# [EXERCISE TASK]
Filter the records for lines holding the string "code".

BEGIN AVAILABLE RECORDS

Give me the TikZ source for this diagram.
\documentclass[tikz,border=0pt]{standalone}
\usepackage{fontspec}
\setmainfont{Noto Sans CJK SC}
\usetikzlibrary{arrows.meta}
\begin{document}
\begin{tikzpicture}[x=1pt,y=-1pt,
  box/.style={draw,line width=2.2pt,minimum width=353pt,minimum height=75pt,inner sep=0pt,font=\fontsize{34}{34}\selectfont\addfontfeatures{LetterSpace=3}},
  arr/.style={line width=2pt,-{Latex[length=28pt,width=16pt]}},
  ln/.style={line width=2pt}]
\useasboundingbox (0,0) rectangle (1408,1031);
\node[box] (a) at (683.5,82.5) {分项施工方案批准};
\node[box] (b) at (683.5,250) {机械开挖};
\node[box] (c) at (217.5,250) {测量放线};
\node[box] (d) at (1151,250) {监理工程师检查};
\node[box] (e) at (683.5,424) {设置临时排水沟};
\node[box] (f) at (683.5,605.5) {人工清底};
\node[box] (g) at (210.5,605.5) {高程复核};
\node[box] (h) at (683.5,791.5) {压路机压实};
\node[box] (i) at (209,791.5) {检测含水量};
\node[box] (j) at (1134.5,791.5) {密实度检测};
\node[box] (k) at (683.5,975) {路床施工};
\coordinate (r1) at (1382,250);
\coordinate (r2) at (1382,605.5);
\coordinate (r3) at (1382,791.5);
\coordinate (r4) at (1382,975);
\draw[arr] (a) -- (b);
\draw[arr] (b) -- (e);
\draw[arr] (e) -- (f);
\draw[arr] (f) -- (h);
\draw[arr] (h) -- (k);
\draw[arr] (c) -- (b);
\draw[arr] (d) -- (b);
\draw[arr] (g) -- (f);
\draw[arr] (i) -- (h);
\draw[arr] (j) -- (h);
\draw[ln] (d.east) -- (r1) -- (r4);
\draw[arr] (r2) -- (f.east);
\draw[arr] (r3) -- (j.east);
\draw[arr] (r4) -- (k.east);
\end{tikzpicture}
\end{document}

END AVAILABLE RECORDS
BEGIN AVAILABLE RECORDS

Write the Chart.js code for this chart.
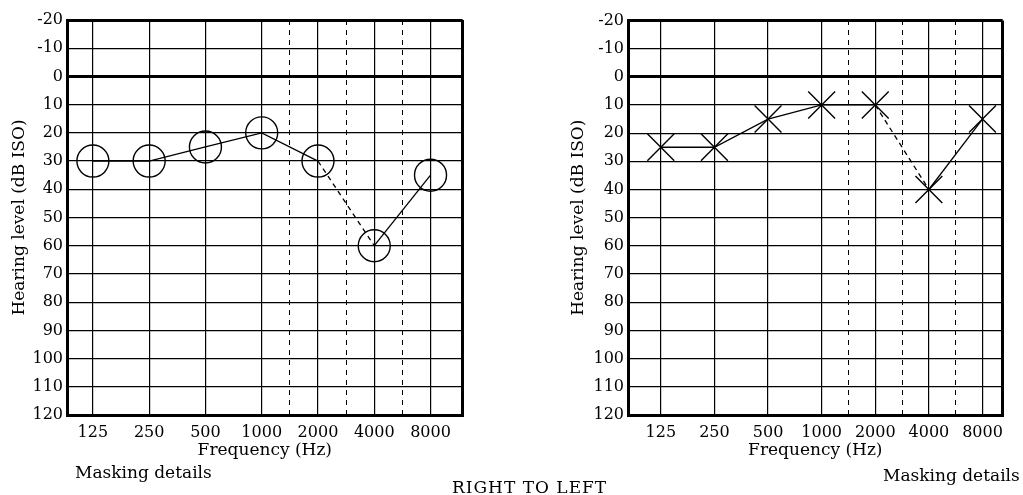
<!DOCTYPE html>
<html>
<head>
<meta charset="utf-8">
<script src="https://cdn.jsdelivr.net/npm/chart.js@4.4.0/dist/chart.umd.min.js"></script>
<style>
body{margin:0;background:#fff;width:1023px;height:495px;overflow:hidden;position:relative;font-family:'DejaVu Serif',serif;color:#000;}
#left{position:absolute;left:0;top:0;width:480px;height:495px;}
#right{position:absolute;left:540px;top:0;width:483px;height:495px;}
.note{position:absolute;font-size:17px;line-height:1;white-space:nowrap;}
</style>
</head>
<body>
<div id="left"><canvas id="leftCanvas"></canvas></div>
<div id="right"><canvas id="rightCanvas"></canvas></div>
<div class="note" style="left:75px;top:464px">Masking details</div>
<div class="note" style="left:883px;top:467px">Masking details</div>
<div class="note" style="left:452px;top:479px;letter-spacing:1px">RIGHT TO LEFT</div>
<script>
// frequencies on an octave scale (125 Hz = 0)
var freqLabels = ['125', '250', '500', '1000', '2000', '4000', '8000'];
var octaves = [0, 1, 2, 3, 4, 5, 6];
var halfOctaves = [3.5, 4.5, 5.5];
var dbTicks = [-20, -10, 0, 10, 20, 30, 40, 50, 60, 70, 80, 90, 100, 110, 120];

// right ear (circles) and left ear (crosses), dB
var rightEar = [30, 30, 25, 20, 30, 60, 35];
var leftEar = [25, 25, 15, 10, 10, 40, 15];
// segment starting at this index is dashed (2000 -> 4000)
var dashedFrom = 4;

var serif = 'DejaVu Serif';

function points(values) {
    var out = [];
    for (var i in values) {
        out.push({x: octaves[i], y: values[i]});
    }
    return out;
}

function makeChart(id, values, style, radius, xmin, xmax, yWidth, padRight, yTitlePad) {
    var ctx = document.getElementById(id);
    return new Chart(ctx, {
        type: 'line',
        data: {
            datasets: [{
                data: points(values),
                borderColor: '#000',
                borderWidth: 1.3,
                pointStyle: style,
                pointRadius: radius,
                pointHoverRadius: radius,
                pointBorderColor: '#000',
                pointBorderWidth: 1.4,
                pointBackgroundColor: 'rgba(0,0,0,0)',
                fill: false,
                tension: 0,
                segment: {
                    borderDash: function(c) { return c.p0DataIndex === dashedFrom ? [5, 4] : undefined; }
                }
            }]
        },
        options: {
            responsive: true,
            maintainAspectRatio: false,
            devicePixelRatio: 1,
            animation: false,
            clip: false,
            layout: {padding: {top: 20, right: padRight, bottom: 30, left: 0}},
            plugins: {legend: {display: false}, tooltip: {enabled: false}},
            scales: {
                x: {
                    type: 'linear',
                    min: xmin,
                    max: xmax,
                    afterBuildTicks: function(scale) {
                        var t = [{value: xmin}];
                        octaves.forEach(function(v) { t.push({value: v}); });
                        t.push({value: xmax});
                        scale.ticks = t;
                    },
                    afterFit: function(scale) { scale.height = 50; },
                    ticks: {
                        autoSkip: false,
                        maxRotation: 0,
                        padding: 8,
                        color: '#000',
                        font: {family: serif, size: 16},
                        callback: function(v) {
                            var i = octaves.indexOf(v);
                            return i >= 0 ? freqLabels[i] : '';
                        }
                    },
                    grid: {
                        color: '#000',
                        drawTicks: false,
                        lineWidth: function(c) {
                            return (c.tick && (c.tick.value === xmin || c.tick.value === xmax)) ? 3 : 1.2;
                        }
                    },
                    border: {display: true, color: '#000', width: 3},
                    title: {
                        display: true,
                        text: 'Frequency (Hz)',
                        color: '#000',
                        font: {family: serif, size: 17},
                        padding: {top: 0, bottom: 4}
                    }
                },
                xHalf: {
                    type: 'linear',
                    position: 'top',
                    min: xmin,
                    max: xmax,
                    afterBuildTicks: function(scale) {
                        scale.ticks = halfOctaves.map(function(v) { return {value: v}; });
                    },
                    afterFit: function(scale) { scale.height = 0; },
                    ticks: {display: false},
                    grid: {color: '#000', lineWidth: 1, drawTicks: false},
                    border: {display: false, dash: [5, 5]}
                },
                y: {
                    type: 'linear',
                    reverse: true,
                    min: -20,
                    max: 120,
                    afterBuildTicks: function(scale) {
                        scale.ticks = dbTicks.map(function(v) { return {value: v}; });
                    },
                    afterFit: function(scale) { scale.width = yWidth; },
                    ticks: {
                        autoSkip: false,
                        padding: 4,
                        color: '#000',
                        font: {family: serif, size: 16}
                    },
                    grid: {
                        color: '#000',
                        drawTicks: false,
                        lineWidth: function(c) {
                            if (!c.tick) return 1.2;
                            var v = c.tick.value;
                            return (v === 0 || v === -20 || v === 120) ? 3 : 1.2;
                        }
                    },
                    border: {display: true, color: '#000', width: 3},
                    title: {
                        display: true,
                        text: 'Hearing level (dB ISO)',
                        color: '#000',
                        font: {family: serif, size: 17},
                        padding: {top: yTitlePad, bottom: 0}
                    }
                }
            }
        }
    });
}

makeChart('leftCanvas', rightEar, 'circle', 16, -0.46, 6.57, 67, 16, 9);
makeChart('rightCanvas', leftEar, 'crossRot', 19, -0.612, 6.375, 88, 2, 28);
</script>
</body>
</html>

END AVAILABLE RECORDS
BEGIN AVAILABLE RECORDS

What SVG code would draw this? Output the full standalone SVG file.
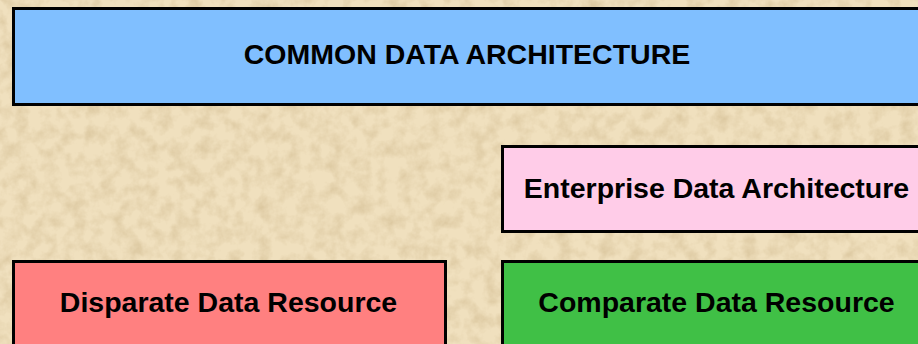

END AVAILABLE RECORDS

# [RESULT OF THIS EXERCISE]
Write the Chart.js code for this chart.
What SVG code would draw this? Output the full standalone SVG file.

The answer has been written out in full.